Though it is early days, our customers have built hundreds of bots which have interacted with thousands of people. Our customers have seen amazing results, from creating new revenue streams to winning awards to building products that their clients love.
So, why the scepticism? Much has been written about chatbots over the last few years, about the possibilities and the certainties and the hype and the disappointment, about the death of apps and the future of bots. Last year, the Gartner hype curve showed conversational user interfaces in the Innovation Trigger stage. This year, it doesn’t appear at all.
And while all of this is interesting, and some of it correct, we at Josef think it’s much simpler than all of that. The tech industry is notoriously bad at predicting the future of tech.
A comprehensive analysis of the Gartner hype curve, for example, shows that nearly all of the predictions for the past 20 years were incorrect, and that hardly any of the big developments were identified in the early stages of development.
The tech industry, including the legal tech industry, is susceptible to trends. And if we know anything about trends, it’s that they are a substitute for the real deal (in art, it’s a substitute for taste; in the world of tech, it’s a substitute for hard data).
But – and here’s the rub – we don’t need to rely on trends to determine the value of a chatbot. The research shows that people love them and want more of them, and the results back it up.
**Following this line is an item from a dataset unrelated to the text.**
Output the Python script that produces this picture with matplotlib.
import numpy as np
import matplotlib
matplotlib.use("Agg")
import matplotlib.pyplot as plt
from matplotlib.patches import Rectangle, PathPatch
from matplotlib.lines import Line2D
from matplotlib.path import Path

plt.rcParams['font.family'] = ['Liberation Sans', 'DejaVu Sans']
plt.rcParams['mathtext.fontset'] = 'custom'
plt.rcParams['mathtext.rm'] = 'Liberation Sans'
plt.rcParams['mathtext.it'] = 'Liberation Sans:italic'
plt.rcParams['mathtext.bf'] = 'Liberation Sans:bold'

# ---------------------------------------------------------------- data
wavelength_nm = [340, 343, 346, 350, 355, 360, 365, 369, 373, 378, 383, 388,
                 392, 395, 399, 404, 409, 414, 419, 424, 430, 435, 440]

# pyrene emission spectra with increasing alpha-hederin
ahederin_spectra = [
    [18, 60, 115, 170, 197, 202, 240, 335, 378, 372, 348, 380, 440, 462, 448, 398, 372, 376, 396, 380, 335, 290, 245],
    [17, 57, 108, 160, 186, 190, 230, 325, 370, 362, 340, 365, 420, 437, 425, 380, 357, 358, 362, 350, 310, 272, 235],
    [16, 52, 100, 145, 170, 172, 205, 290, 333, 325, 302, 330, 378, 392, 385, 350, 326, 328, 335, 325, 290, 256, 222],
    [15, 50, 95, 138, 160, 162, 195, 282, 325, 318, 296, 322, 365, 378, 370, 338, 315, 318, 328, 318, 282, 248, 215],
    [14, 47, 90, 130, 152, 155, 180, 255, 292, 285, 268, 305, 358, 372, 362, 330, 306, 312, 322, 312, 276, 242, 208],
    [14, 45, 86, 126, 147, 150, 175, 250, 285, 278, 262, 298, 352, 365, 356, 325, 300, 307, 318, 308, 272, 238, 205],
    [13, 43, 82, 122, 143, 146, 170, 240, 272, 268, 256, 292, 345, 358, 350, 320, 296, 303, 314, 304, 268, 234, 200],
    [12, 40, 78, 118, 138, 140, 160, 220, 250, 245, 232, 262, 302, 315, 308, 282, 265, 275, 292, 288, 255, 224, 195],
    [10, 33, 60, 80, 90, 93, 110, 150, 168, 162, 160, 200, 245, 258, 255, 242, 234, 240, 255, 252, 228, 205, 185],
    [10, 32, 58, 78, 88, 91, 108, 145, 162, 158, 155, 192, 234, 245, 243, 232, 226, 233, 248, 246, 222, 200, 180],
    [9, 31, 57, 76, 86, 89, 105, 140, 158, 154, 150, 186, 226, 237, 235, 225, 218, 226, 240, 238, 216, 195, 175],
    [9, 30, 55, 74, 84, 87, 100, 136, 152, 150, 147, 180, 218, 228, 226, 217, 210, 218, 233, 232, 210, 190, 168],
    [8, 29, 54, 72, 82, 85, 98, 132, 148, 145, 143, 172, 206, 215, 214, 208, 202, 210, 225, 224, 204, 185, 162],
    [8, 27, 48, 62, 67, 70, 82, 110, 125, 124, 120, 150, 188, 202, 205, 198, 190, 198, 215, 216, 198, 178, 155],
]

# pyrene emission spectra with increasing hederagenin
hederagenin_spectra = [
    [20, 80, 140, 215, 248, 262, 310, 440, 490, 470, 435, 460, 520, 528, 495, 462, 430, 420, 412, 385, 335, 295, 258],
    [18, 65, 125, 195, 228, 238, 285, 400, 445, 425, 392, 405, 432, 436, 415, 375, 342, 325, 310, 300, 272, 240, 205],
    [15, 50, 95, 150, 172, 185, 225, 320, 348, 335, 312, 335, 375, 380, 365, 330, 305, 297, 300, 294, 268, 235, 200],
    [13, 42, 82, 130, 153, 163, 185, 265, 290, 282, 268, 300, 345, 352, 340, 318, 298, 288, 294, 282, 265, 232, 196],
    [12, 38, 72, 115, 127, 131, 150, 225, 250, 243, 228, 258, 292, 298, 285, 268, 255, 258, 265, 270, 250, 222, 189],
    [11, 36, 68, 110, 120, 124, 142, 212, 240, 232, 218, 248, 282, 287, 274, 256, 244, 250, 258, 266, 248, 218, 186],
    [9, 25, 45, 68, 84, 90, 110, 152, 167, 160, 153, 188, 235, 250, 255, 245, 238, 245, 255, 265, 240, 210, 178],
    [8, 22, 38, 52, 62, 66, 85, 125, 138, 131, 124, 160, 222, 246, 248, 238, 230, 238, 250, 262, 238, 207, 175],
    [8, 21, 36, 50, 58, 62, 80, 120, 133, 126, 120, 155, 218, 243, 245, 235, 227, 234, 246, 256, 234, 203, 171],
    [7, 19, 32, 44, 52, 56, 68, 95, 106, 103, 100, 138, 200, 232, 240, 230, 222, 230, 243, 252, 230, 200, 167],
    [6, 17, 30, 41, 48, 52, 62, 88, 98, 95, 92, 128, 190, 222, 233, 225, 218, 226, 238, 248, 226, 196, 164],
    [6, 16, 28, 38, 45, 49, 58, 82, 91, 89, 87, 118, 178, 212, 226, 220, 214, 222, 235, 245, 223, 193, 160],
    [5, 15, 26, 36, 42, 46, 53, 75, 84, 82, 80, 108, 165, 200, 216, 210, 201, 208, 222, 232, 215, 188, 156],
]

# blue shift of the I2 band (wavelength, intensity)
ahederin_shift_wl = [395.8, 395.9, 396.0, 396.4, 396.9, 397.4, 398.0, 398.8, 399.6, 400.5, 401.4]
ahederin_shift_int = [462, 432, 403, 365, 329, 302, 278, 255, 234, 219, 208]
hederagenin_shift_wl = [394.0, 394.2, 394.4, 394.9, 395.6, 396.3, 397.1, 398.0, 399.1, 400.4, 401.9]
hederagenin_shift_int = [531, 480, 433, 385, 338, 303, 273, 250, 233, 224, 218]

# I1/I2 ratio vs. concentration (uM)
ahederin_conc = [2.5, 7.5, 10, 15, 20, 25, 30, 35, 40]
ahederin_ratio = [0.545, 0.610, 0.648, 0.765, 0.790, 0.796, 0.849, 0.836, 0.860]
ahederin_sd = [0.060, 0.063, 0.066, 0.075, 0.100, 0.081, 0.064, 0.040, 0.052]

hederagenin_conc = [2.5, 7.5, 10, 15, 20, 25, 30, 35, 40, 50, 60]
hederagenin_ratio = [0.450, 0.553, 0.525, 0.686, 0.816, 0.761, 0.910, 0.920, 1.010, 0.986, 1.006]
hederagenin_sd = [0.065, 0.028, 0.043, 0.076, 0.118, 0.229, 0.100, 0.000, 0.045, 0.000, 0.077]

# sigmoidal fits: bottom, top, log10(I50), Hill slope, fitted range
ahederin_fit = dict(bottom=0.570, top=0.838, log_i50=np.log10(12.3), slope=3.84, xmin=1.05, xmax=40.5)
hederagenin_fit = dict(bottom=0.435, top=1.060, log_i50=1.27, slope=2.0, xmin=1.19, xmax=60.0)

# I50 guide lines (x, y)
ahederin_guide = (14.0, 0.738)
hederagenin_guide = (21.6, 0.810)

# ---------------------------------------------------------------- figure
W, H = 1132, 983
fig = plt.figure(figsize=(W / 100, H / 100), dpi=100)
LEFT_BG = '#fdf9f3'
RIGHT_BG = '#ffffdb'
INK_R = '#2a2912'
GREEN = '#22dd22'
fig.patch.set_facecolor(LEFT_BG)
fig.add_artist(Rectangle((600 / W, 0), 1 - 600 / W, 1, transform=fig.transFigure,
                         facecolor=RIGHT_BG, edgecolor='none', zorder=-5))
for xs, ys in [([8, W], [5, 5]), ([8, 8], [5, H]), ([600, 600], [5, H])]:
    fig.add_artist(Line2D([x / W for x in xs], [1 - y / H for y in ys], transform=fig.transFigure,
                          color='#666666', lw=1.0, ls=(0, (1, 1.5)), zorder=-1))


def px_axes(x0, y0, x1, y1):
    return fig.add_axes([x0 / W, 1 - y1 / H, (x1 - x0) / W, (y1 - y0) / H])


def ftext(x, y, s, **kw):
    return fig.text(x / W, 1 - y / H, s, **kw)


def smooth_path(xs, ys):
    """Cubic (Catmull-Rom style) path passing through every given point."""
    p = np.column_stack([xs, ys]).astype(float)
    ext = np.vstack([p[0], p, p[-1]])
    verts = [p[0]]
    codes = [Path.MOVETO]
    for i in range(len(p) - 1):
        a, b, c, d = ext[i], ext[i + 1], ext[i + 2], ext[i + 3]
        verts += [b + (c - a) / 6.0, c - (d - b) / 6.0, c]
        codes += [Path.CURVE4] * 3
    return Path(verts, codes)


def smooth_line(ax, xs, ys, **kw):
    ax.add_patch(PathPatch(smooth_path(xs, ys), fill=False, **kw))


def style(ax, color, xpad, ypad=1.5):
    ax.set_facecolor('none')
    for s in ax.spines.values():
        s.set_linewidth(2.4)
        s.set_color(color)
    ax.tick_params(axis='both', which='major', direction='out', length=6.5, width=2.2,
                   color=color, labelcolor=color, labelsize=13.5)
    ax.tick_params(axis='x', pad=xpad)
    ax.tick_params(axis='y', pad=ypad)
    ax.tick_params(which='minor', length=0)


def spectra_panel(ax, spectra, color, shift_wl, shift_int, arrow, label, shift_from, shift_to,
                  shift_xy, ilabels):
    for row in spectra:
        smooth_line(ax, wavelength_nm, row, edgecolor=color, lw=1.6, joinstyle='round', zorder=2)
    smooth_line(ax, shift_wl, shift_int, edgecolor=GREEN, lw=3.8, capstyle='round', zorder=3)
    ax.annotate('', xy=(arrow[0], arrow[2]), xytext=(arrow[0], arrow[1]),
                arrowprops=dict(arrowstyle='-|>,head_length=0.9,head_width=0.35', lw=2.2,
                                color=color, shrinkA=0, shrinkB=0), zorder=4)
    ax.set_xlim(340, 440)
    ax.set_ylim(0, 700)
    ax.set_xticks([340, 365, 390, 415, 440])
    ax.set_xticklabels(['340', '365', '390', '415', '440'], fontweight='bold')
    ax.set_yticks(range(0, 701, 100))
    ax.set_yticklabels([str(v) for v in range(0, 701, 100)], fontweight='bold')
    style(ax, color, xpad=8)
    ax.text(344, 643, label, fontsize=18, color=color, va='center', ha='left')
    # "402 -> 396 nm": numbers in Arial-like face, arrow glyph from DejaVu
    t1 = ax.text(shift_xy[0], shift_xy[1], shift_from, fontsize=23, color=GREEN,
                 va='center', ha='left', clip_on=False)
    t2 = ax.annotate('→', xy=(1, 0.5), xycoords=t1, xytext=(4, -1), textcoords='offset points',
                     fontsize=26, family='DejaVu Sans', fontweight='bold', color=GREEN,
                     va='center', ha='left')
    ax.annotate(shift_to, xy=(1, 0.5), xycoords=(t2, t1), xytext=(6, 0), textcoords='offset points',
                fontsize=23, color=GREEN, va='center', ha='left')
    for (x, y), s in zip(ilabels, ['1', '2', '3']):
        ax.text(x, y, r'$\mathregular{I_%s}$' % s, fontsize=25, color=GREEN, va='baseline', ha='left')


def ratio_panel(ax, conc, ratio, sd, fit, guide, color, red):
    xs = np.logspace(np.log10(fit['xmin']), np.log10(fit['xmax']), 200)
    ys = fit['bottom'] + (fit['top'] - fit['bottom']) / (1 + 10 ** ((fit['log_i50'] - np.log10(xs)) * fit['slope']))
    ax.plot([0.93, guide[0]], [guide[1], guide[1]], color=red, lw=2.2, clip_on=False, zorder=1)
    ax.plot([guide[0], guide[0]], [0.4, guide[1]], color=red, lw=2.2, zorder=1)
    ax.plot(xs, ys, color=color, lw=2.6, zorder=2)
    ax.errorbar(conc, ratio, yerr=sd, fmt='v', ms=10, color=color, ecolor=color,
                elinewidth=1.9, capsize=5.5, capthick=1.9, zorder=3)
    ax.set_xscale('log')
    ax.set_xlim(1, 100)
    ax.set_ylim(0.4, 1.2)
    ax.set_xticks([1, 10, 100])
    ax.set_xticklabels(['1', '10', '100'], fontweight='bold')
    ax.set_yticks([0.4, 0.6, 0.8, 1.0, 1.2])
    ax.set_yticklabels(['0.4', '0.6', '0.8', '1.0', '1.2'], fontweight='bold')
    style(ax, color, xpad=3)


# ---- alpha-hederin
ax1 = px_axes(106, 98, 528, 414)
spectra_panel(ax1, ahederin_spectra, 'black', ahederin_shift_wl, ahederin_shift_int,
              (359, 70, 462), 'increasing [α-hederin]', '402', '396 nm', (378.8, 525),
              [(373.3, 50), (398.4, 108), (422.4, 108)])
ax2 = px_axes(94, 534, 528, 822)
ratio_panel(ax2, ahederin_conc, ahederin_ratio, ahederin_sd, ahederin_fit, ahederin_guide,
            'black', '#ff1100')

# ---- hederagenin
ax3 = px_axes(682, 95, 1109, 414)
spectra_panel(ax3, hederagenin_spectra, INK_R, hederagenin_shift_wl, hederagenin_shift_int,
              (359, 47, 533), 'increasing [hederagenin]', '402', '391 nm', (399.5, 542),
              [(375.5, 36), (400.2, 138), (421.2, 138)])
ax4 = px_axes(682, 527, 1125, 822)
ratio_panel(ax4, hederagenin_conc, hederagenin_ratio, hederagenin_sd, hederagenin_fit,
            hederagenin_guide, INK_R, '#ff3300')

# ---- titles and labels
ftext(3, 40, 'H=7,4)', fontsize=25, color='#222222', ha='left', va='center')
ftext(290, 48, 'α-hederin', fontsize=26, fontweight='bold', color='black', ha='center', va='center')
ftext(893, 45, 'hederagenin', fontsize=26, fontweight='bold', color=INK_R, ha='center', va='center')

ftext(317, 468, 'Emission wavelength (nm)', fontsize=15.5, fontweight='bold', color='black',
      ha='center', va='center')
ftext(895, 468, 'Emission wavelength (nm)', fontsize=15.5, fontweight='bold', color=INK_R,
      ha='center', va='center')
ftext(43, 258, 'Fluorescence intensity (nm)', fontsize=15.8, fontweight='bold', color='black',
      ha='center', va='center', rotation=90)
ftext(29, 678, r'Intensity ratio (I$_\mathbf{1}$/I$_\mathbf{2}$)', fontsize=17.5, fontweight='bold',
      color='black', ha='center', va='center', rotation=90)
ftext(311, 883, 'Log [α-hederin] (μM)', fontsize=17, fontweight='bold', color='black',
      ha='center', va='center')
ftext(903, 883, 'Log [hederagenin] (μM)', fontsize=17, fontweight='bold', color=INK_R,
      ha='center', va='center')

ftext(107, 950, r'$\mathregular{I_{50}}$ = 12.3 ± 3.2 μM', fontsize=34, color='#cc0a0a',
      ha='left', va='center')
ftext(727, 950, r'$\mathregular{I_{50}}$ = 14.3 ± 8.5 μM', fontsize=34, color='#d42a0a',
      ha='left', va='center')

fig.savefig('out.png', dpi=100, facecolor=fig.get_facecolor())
But that’s not to say that chatbots are always the answer (hot tip: they aren’t) or that we don’t have to work hard to make good chatbots. There have been a number of execution issues with chatbots launched over the past few years, and we cannot ignore that. Not least is that some of them ‘break’ when they can’t understand an end user’s intention.
The reason for this is clear: people have launched bots without doing the work to ensure that they are ready. To be truly capable of interacting with end users in this way, bots need access to deep and properly managed data sets.
That is why, at Josef, our bots are expert systems. Bots built on Josef are rule-based, allowing our customers to completely control the way that their bots interact with their end users.
This leaves no room for error or ‘breaking’, which is not just important from a user experience perspective, but also vital from a legal perspective. As a tech commentator recently wrote: ‘Bots should be dumb. At least for a while.’
However, at the back end, Josef is tagging all of the data that it collects. In the future, when this dataset is sufficiently deep, Josef’s customers will be able to easily and effectively launch bots that properly process natural language, for example.
We are also in conversation with potential partners around the world, from Stanford to Melbourne, to systematise the tagging of such data to better prepare for a time when bots will be smart, legal services will make sense to both lawyers and clients, and no one will ask: Why the hell is it a chatbot?